Which lines fall between the line holding "Rebuild this diagram" and the line holding "(0,0) rectangle (2074,817);", inclusive? Retype them exactly, without the pictures, and add nothing else.

— Start DATASET RECORDS —

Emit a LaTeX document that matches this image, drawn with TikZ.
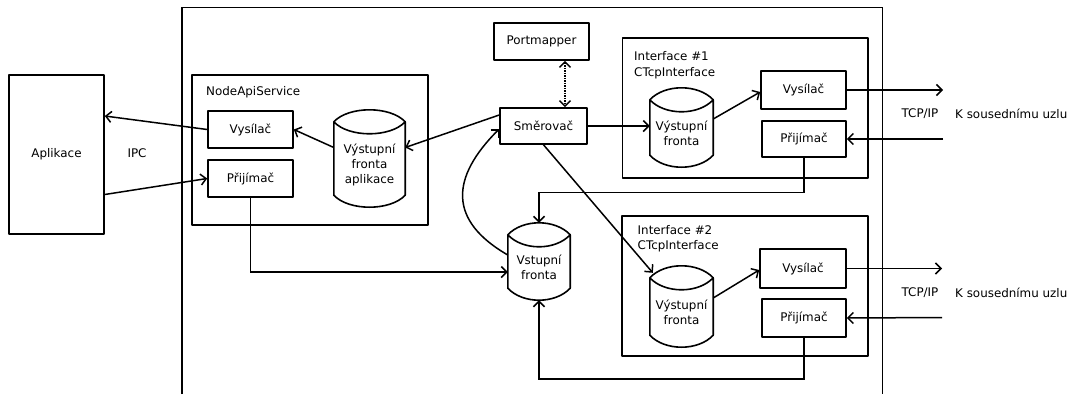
\documentclass[tikz,border=0pt]{standalone}
\usepackage{fontspec}
\setmainfont{DejaVu Sans}
\usetikzlibrary{arrows.meta}

% outline of a storage drum around a node: cap lens on top, arc at the bottom
\newcommand\drumoutline[1]{%
  \draw[boxline]
    ([yshift=12pt]#1.north west) .. controls +(15,-16) and +(-15,-16) .. ([yshift=12pt]#1.north east)
    .. controls +(-15,16) and +(15,16) .. ([yshift=12pt]#1.north west)
    -- (#1.south west)
    .. controls +(15,16) and +(-15,16) .. (#1.south east)
    -- ([yshift=12pt]#1.north east);}

\begin{document}
\begin{tikzpicture}[x=1pt,y=-1pt,
  font=\fontsize{11.9}{15}\selectfont,
  boxline/.style={line width=1.6pt, line join=round},
  unit/.style={draw, boxline, inner sep=0pt, minimum width=85, minimum height=37, align=center},
  holder/.style={draw, boxline, inner sep=0pt},
  drum/.style={inner sep=0pt, align=center},
  caption/.style={inner sep=0pt, anchor=west, align=left},
  link/.style={line width=1.5pt, -{Straight Barb[length=5.5pt,width=11pt]}},
  dual/.style={line width=1.5pt, densely dotted, {Straight Barb[length=5.5pt,width=11pt]}-{Straight Barb[length=5.5pt,width=11pt]}}
]
\useasboundingbox (0,0) rectangle (1079,394);

% node frame, open at the bottom
\draw[line width=1.8pt] (182,394) -- (182,7.5) -- (882.5,7.5) -- (882.5,394);

% application side
\node[unit, minimum width=95, minimum height=159] (aplik) at (56.5,154.5) {Aplikace};
\node[inner sep=0pt] (ipc) at (137,153) {IPC};

% NodeApiService
\node[holder, minimum width=236, minimum height=150] (nas) at (310,150) {};
\node[caption] (nastitle) at (206,92) {NodeApiService};
\node[unit] (vys0) at (250.5,129.5) {Vysílač};
\node[unit] (pri0) at (250.5,178.5) {Přijímač};
\node[drum, minimum width=71, minimum height=61] (qapp) at (369.5,164.5) {Výstupní\\fronta\\aplikace};
\drumoutline{qapp}

% router and port mapper
\node[unit, minimum width=95] (port) at (541.5,41.5) {Portmapper};
\node[unit, minimum width=87, minimum height=36] (smer) at (543.5,126) {Směrovač};

% input queue
\node[drum, minimum width=62, minimum height=41] (qin) at (539,267.5) {Vstupní\\fronta};
\drumoutline{qin}

% interface 1
\node[holder, minimum width=245.5, minimum height=140] (if1) at (745.25,108) {};
\node[caption, font=\fontsize{11.9}{16}\selectfont] (if1title) at (634,65) {Interface \#1\\CTcpInterface};
\node[drum, minimum width=63, minimum height=43] (q1) at (681.5,133.5) {Výstupní\\fronta};
\drumoutline{q1}
\node[unit, minimum height=38] (vys1) at (803.5,90) {Vysílač};
\node[unit, minimum width=84, minimum height=36] (pri1) at (804,139) {Přijímač};

% interface 2
\node[holder, minimum width=246, minimum height=140] (if2) at (745,286) {};
\node[caption] (if2title) at (637.5,238.5) {Interface \#2\\CTcpInterface};
\node[drum, minimum width=63, minimum height=45] (q2) at (681.5,312.5) {Výstupní\\fronta};
\drumoutline{q2}
\node[unit, minimum width=86, minimum height=39] (vys2) at (803,268.5) {Vysílač};
\node[unit, minimum width=84, minimum height=38] (pri2) at (804,318) {Přijímač};

% neighbour links
\coordinate (out1) at (943,90);
\coordinate (in1) at (943,139);
\coordinate (out2) at (942,268.5);
\coordinate (in2) at (942,317.5);
\node[inner sep=0pt] (tcp1) at (920,114) {TCP/IP};
\node[caption] (nb1) at (955,114) {K sousednímu uzlu};
\node[inner sep=0pt] (tcp2) at (920,293) {TCP/IP};
\node[caption] (nb2) at (955,293) {K sousednímu uzlu};

% IPC
\draw[link] (vys0.west) -- ([yshift=38.5pt]aplik.east);
\draw[link] ([yshift=-40pt]aplik.east) -- (pri0.west);
\draw[link] ([yshift=17pt]qapp.west) -- (vys0.east);
\draw[link] ([yshift=11pt]smer.west) -- ([yshift=17pt]qapp.east);

% router connections
\draw[dual] ([xshift=23.5pt]port.south) -- ([xshift=23.5pt]port.south |- smer.north);
\draw[link] (smer.east) -- (smer.east -| q1.west);
\draw[link] (smer.south) -- ([shift={(3pt,17pt)}]q2.north west);
\draw[link] ([yshift=12.5pt]qin.west) to[out=150,in=225,looseness=1.4] ([yshift=-3pt]smer.west);

% receivers into the input queue
\draw[link] (pri0.south) |- ([yshift=-4.5pt]qin.west);
\draw[link] (pri1.south) -- ++(0,34.5) -| ([yshift=24pt]qin.north);
\draw[link] (pri2.south) -- ++(0,41) -| ([yshift=-12pt]qin.south);

% interface internals
\draw[link] ([yshift=14.5pt]q1.east) -- ([yshift=-2pt]vys1.west);
\draw[link] ([yshift=14.5pt]q2.east) -- ([yshift=-1.5pt]vys2.west);
\draw[link] (vys1.east) -- (out1);
\draw[link] (in1) -- (pri1.east);
\draw[link] (vys2.east) -- (out2);
\draw[link] (in2) -- (pri2.east);
\end{tikzpicture}
\end{document}
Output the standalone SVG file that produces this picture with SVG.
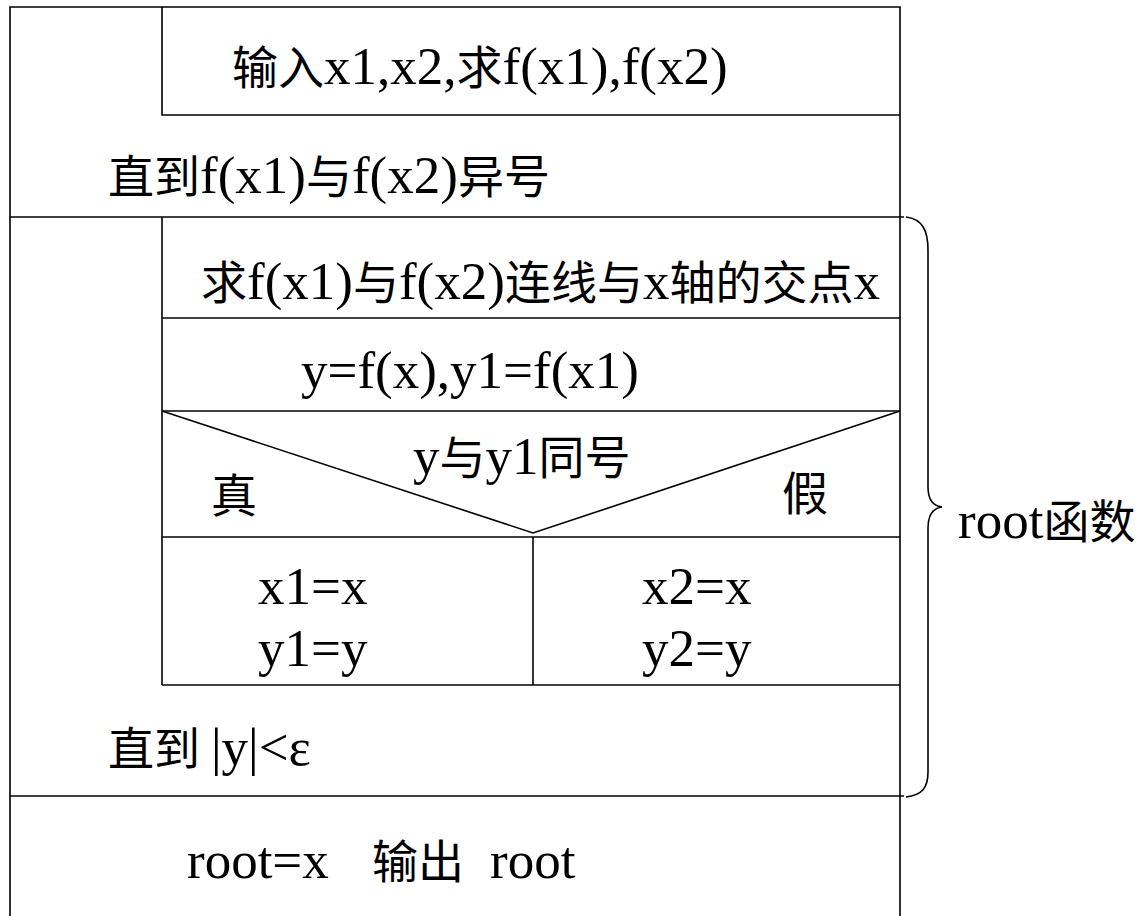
<svg xmlns="http://www.w3.org/2000/svg" width="1138" height="916" viewBox="0 0 1138 916">
<style>.ln{stroke:#000;stroke-width:1.6;fill:none}</style>
<rect width="1138" height="916" fill="#fff"/>
<g id="frame">
<path class="ln" d="M10 916 V7 H900 V916"/>
</g>
<g id="input">
<path class="ln" d="M162 7 V115 H900"/>
<text x="232" y="84" font-family="Liberation Serif" font-size="53"><tspan font-family="Noto Sans CJK SC" font-size="46">输入</tspan>x1,x2,<tspan font-family="Noto Sans CJK SC" font-size="46">求</tspan>f(x1),f(x2)</text>
</g>
<g id="until1">
<path class="ln" d="M10 217 H904"/>
<text x="108" y="193" font-family="Liberation Serif" font-size="53"><tspan font-family="Noto Sans CJK SC" font-size="46">直到</tspan>f(x1)<tspan font-family="Noto Sans CJK SC" font-size="46">与</tspan>f(x2)<tspan font-family="Noto Sans CJK SC" font-size="46">异号</tspan></text>
</g>
<g id="intersect">
<path class="ln" d="M162 217 V685"/>
<path class="ln" d="M162 318 H900"/>
<text x="201" y="299" font-family="Liberation Serif" font-size="53"><tspan font-family="Noto Sans CJK SC" font-size="46">求</tspan>f(x1)<tspan font-family="Noto Sans CJK SC" font-size="46">与</tspan>f(x2)<tspan font-family="Noto Sans CJK SC" font-size="46">连线与</tspan>x<tspan font-family="Noto Sans CJK SC" font-size="46">轴的交点</tspan>x</text>
</g>
<g id="compute">
<path class="ln" d="M162 411 H900"/>
<text x="301" y="388" font-family="Liberation Serif" font-size="53">y=f(x),y1=f(x1)</text>
</g>
<g id="decision">
<path class="ln" d="M162 411 L533 533 L900 411"/>
<path class="ln" d="M162 537 H900"/>
<text x="413" y="474" font-family="Liberation Serif" font-size="53">y<tspan font-family="Noto Sans CJK SC" font-size="46">与</tspan>y1<tspan font-family="Noto Sans CJK SC" font-size="46">同号</tspan></text>
<text x="211" y="512" font-family="Noto Sans CJK SC" font-size="46">真</text>
<text x="782" y="510" font-family="Noto Sans CJK SC" font-size="46">假</text>
</g>
<g id="true-branch">
<path class="ln" d="M533 537 V685"/>
<text x="258" y="604" font-family="Liberation Serif" font-size="53">x1=x</text>
<text x="258" y="666" font-family="Liberation Serif" font-size="53">y1=y</text>
</g>
<g id="false-branch">
<path class="ln" d="M162 685 H900"/>
<text x="642" y="604" font-family="Liberation Serif" font-size="53">x2=x</text>
<text x="642" y="666" font-family="Liberation Serif" font-size="53">y2=y</text>
</g>
<g id="until2">
<path class="ln" d="M10 796 H904"/>
<text x="108" y="765" font-family="Liberation Serif" font-size="53"><tspan font-family="Noto Sans CJK SC" font-size="46">直到</tspan><tspan x="211">|y|&lt;ε</tspan></text>
</g>
<g id="output">
<text x="187" y="878" font-family="Liberation Serif" font-size="53">root=x<tspan x="372" font-family="Noto Sans CJK SC" font-size="46">输出</tspan><tspan x="490">root</tspan></text>
</g>
<g id="connectors">
<path class="ln" d="M906 217 C922 219 928 230 928 250 L928 487 C928 500 934 506 942 507 C934 508 928 514 928 528 L928 772 C928 788 922 795 906 797"/>
</g>
<g id="label">
<text x="958" y="538" font-family="Liberation Serif" font-size="53">root<tspan font-family="Noto Sans CJK SC" font-size="46">函数</tspan></text>
</g>
</svg>
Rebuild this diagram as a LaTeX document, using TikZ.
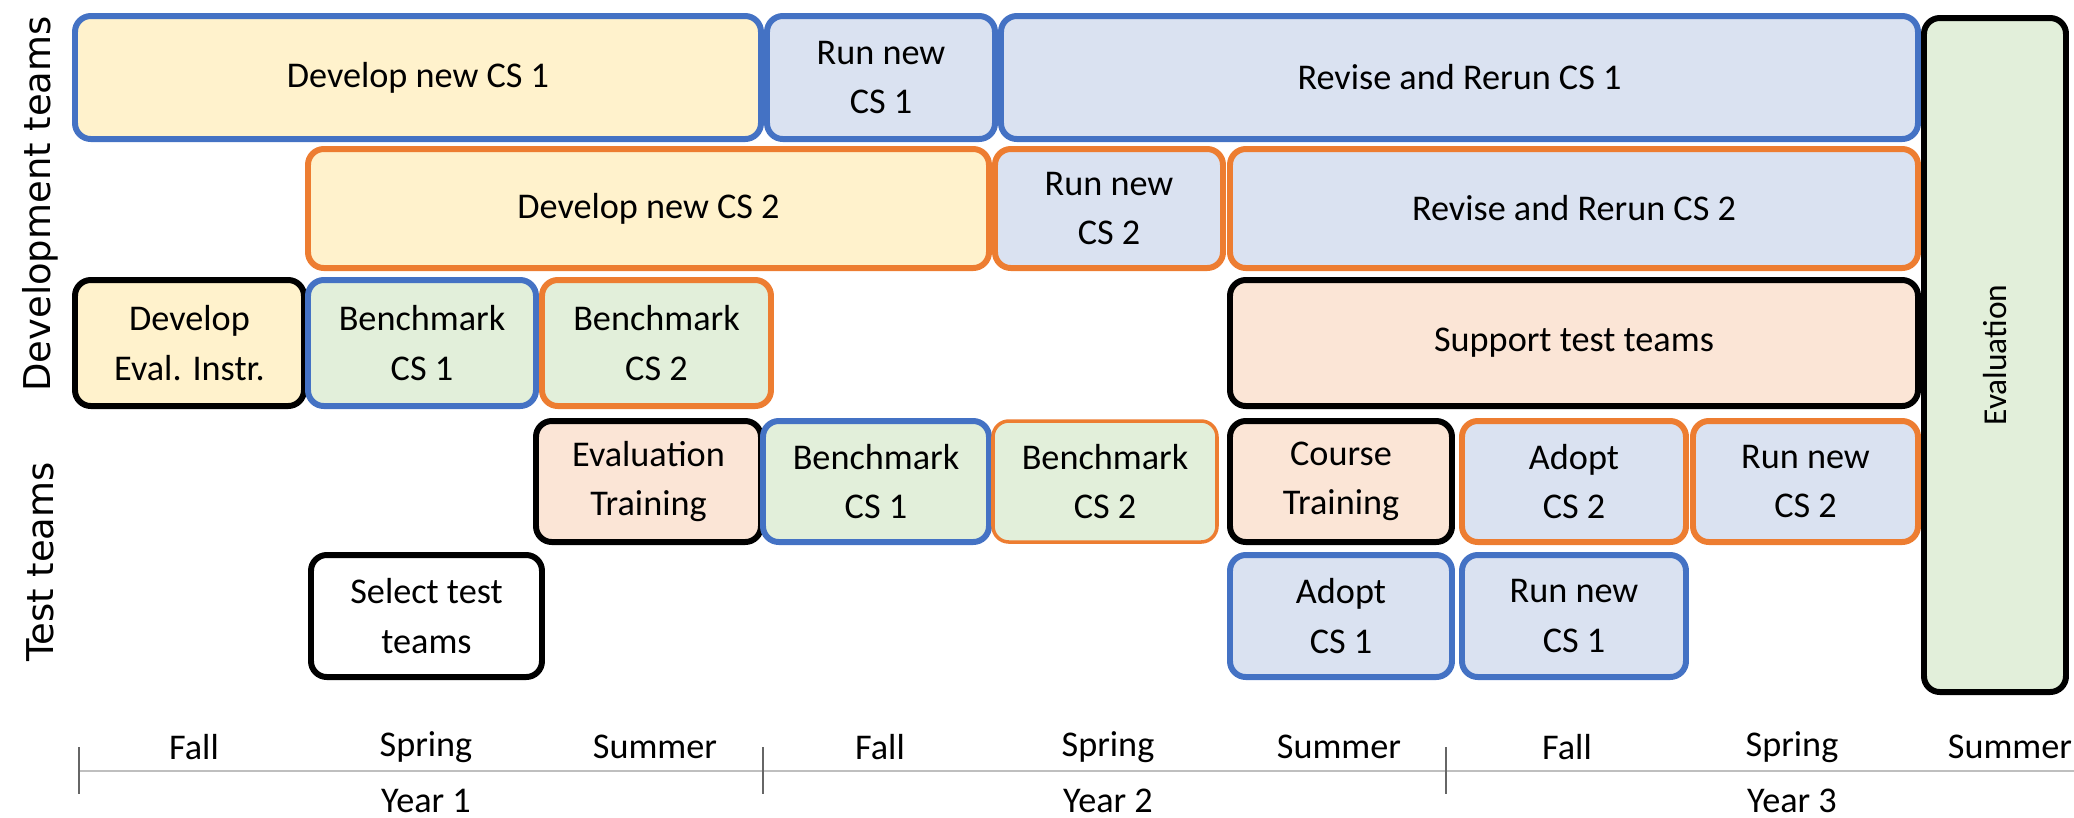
\documentclass[tikz,border=0pt]{standalone}
\usepackage{fontspec}
\setmainfont{Carlito}
\newfontfamily\axisfont{DejaVu Sans}

\definecolor{cream}{HTML}{FFF2CC}
\definecolor{paleblue}{HTML}{DAE2F1}
\definecolor{palegreen}{HTML}{E2EFDA}
\definecolor{peach}{HTML}{FBE5D6}
\definecolor{csoneline}{HTML}{4472C4}
\definecolor{cstwoline}{HTML}{ED7D31}

\tikzset{
  task/.style={draw, rounded corners=4.5pt, line width=1.7pt, align=center,
    inner sep=0pt, font=\fontsize{10.3}{14}\selectfont},
  csone/.style={task, draw=csoneline},
  cstwo/.style={task, draw=cstwoline},
  plain/.style={task, draw=black},
  axisline/.style={draw=black!25, line width=0.8pt},
  tick/.style={draw=black!60, line width=0.8pt},
  season/.style={font=\fontsize{10.3}{12}\selectfont}
}

% name, style, left, top, right, bottom, text
\newcommand{\plantask}[7]{%
  \node[#2, minimum width={(#5-#3)*0.01cm}, minimum height={(#6-#4)*0.01cm}]
    (#1) at ({(#3+#5)/2},{(#4+#6)/2}) {#7};}

\begin{document}
\begin{tikzpicture}[x=0.01cm, y=-0.01cm]
\useasboundingbox (0,0) rectangle (2074,817);

% development teams
\plantask{devone}{csone, fill=cream}{75}{16}{761}{139}{Develop new CS 1}
\plantask{runone}{csone, fill=paleblue}{767}{16}{995}{139}{Run new\\CS 1}
\plantask{revone}{csone, fill=paleblue}{1001}{16}{1918}{139}{Revise and Rerun CS 1}
\plantask{devtwo}{cstwo, fill=cream}{308}{149}{989}{268}{Develop new CS 2}
\plantask{runtwo}{cstwo, fill=paleblue}{995}{149}{1223}{268}{Run new\\CS 2}
\plantask{revtwo}{cstwo, fill=paleblue}{1230}{149}{1918}{268}{Revise and Rerun CS 2}
\plantask{instr}{plain, fill=cream}{75}{280}{304}{406}{Develop\\Eval. Instr.}
\plantask{benchonea}{csone, fill=palegreen}{308}{280}{536}{406}{Benchmark\\CS 1}
\plantask{benchtwoa}{cstwo, fill=palegreen}{542}{280}{771}{406}{Benchmark\\CS 2}
\plantask{support}{plain, fill=peach}{1230}{280}{1918}{406}{Support test teams}

% test teams
\plantask{evaltrain}{plain, fill=peach}{536}{421}{761}{542}{Evaluation\\Training}
\plantask{benchoneb}{csone, fill=palegreen}{763}{421}{989}{542}{Benchmark\\CS 1}
\plantask{benchtwob}{cstwo, line width=1pt, fill=palegreen}{993}{421}{1217}{542}{Benchmark\\CS 2}
\plantask{course}{plain, fill=peach}{1230}{421}{1452}{542}{Course\\Training}
\plantask{adopttwo}{cstwo, fill=paleblue}{1462}{421}{1686}{542}{Adopt\\CS 2}
\plantask{runnewtwo}{cstwo, fill=paleblue}{1693}{421}{1918}{542}{Run new\\CS 2}
\plantask{select}{plain, fill=white}{311}{555}{542}{677}{Select test\\teams}
\plantask{adoptone}{csone, fill=paleblue}{1230}{555}{1452}{677}{Adopt\\CS 1}
\plantask{runnewone}{csone, fill=paleblue}{1462}{555}{1686}{677}{Run new\\CS 1}

\plantask{evaluation}{plain, fill=palegreen}{1924}{18}{2066}{692}%
  {\rotatebox{90}{\fontsize{9.5}{11}\selectfont Evaluation}}

% row labels
\node[rotate=90, font=\axisfont\fontsize{10.5}{12}\selectfont] (devteams) at (40,204) {Development teams};
\node[rotate=90, font=\axisfont\fontsize{10.5}{12}\selectfont] (testteams) at (40,562) {Test teams};

% time axis
\coordinate (axisleft) at (79,771);
\coordinate (axisright) at (2074,771);
\draw[axisline] (axisleft) -- (axisright);
\foreach \x [count=\i] in {79,763,1446}
  \draw[tick] (\x,747) coordinate (tictop\i) -- (\x,794) coordinate (ticbot\i);

\foreach \x/\s [count=\i] in {194/Fall,426/Spring,655/Summer,880/Fall,1108/Spring,
    1339/Summer,1567/Fall,1792/Spring,2010/Summer}
  \node[season] (season\i) at (\x,747) {\s};

\foreach \x/\y [count=\i] in {426/1,1108/2,1792/3}
  \node[season] (year\i) at (\x,801) {Year \y};
\end{tikzpicture}
\end{document}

— End DATASET RECORDS —

**EXPECTED ANSWER**
Rebuild this diagram as a LaTeX document, using TikZ.
\documentclass[tikz,border=0pt]{standalone}
\usepackage{fontspec}
\setmainfont{Carlito}
\newfontfamily\axisfont{DejaVu Sans}

\definecolor{cream}{HTML}{FFF2CC}
\definecolor{paleblue}{HTML}{DAE2F1}
\definecolor{palegreen}{HTML}{E2EFDA}
\definecolor{peach}{HTML}{FBE5D6}
\definecolor{csoneline}{HTML}{4472C4}
\definecolor{cstwoline}{HTML}{ED7D31}

\tikzset{
  task/.style={draw, rounded corners=4.5pt, line width=1.7pt, align=center,
    inner sep=0pt, font=\fontsize{10.3}{14}\selectfont},
  csone/.style={task, draw=csoneline},
  cstwo/.style={task, draw=cstwoline},
  plain/.style={task, draw=black},
  axisline/.style={draw=black!25, line width=0.8pt},
  tick/.style={draw=black!60, line width=0.8pt},
  season/.style={font=\fontsize{10.3}{12}\selectfont}
}

% name, style, left, top, right, bottom, text
\newcommand{\plantask}[7]{%
  \node[#2, minimum width={(#5-#3)*0.01cm}, minimum height={(#6-#4)*0.01cm}]
    (#1) at ({(#3+#5)/2},{(#4+#6)/2}) {#7};}

\begin{document}
\begin{tikzpicture}[x=0.01cm, y=-0.01cm]
\useasboundingbox (0,0) rectangle (2074,817);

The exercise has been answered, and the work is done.